If those transitions are done quickly, then somebody will often just take all of the code from a checkout of the old VCS, and check it into the new system.
The same can happen when initially using a VCS, after having not used one before, especially when taking a project over from a developer or even a team that was less-talented. Even if the new developer(s) are going to review the code, and fix bugs and other flaws, a version with the initial state of the code is often a useful thing to have.
I guess people would pay for a service that could identify 90% of all security issues with an online service by going through source code and available routes. Anything that is available today?
Tinfoil scans remotely for known vulnerabilities (i.e. WordPress version X has exploit Y). What you really want is source code analysis. WhitehatSec.com and Veracode.com are the two huge players in this space.
I believe the ext/mysql is deprecated, not the function names. Mysqlnd is a drop in replacement and unencumbered by the copyleft license issues that plague the original extension.
The mysql_* function API is part of ext/mysql and is deprecated — mysqlnd is a lower level library that basically replaces libmysqlclient in the stack (and is used from PDO and mysqli as well).

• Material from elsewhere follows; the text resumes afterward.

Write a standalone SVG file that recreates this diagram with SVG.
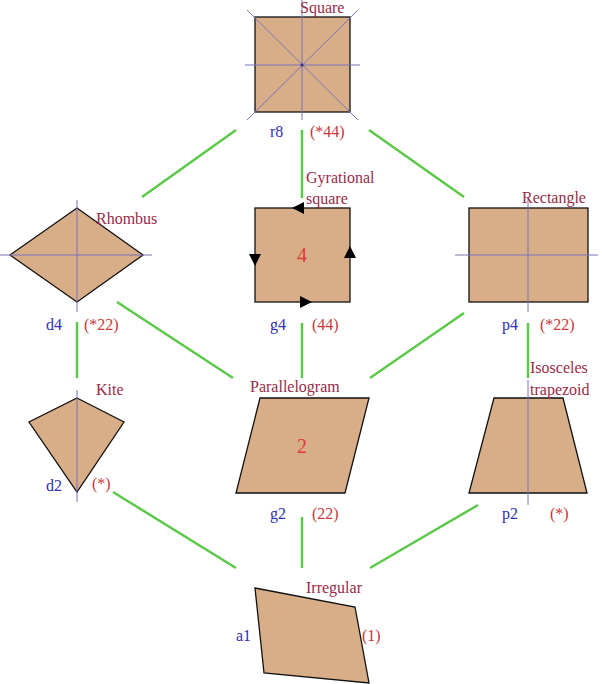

I'd be interested in a cite on the licensing issues, incidentally; I'm not aware of anything. (There _is_ an issue with the JSON extension at present, though, so it's not impossible.)
Without some real-world context for each project, we just can't say whether the code we're looking at represents a real security problem. I'm certain that github hosts just as many one-off, let-me-scratch-some-code-together-that-I'll-never-use-again type projects as it does hard core, production quality ones.
That said it's a neat technique for quickly auditing code. Someone should now write an automated tool for submitting security patches to all of these projects.